Ron Paul, of all people, poses an unusual threat--and not to Mitt Romney. In the strange narrative that has been the Republican race so far, there remains the possibility (though he dodges the question gracefully each time it comes up) that Paul may bolt from the GOP fold, and seek a third party path in the general election. This means he would take with him his legions of loyalists and self-sustaining, self-organizing activists. This would mean little to the overall Republican math, but could have a potent negative effect on President Obama's numbers. Why?
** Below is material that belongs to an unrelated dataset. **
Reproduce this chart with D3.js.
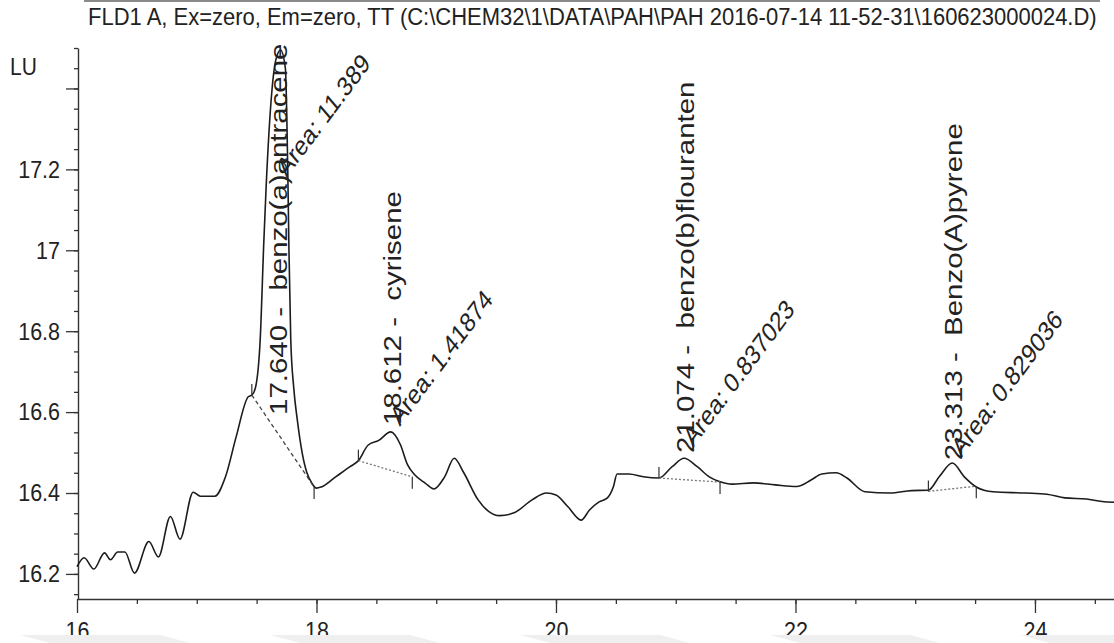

Because Obama's most successful constituent mobilization four years ago was "the youth vote," that often vaguely defined group ranging from 18 to 29 which every Democratic nominee since the days of Eugene McCarthy and George McGovern has come to desire, but for whom scant few have found reciprocal love.

Ron Paul's non-interventionist message, never his strongest suit with Republican traditionalists, strategic conservatives or neo-conservatives, nevertheless resonates extremely well with many younger voters. How many among the folks ranging in age from 18 to 29 might follow Paul's libertarian music for the purity of his promise to keep us out of costly, morally hazardous wars?

And does that following pose a real danger to Romney, or to President Obama?